Coming home we remarked that our own surprising volunteer Black-eyed Susan plants were starting to look pretty good:
Or maybe this isn’t a Black-eyed Susan…or the others aren’t? June 2024.
Our hydrangea plant continues to weird us out by changing color just a bit every year, getting more and more pink:
Pretty sure I shared one like this last year. The blue stamen/pistils are really something. June 2024.
And this year the main hydrangea bush’s outlier, a new plant coming up beside it and presumably from the same root system, shows a new color scheme altogether, seeming to lean in to the color scheme of its parent:
New hydrangea. June 2024.
What I’m brooding on…
These lyrics by John Prine in “Hello In There” haunted me in the 1970s and do so more the older I get. “Happy” Monday to you all.
"Hello In There"
We had an apartment in the city, Me and Loretta liked living there. Well, it's been years since the kids had grown, A life of their own left us alone. John and Linda live in Omaha, And Joe is somewhere on the road. We lost Davy in the Korean war, And I still don't know what for, Don't matter anymore.
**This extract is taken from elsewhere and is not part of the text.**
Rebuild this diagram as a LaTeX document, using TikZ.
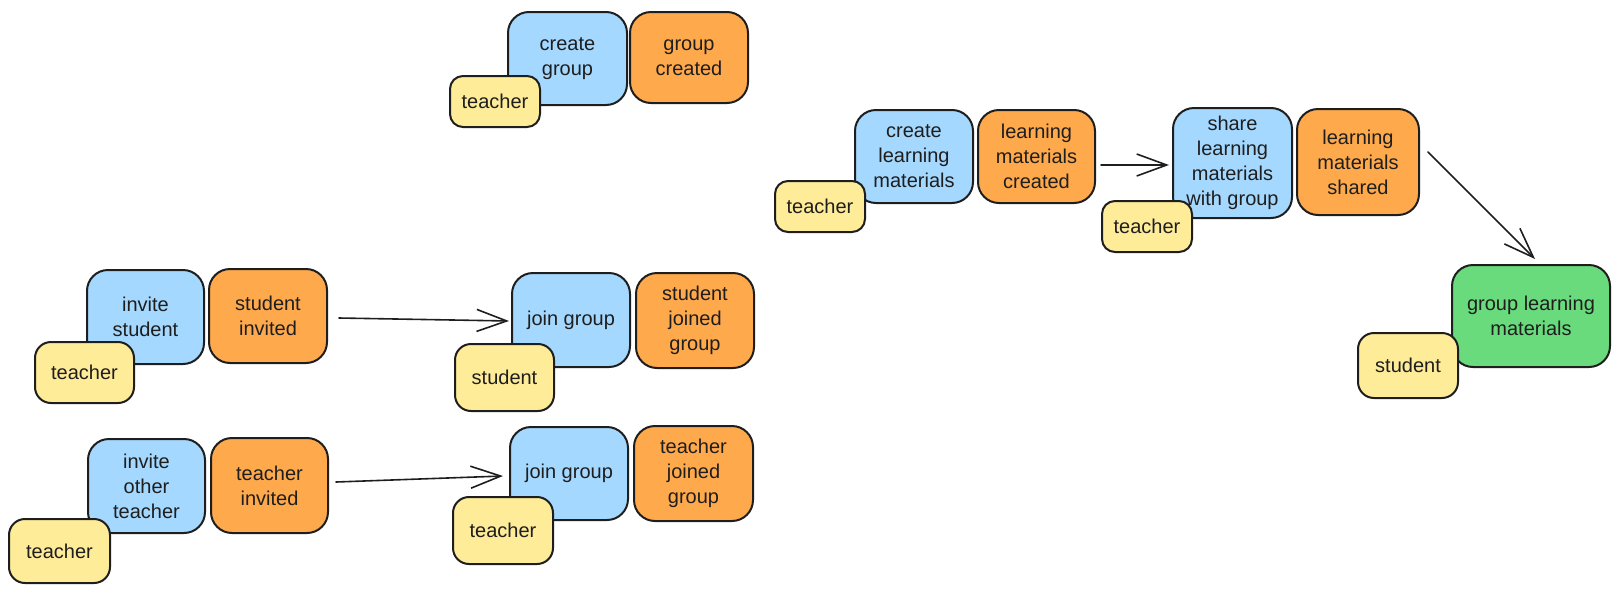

You know that old trees just grow stronger, And old rivers grow wilder every day. Old people just grow lonesome Waiting for someone to say, "Hello in there. Hello."
Me and Loretta, we don't talk much more, She sits and stares through the back door screen. And all the news just repeat itself Like some forgotten dream that we've both seen. Someday I'll go and call up Rudy, We worked together at the factory. But what could I say if he asks "What's new?" "Nothing, what's with you? Nothing much to do."
You know that old trees just grow stronger, And old rivers grow wilder every day. Old people just grow lonesome Waiting for someone to say, "Hello in there. Hello."
So if you're walking down the street sometime And spot some hollow ancient eyes, Please don't just pass 'em by and stare As if you didn't care, say, "Hello in there. Hello."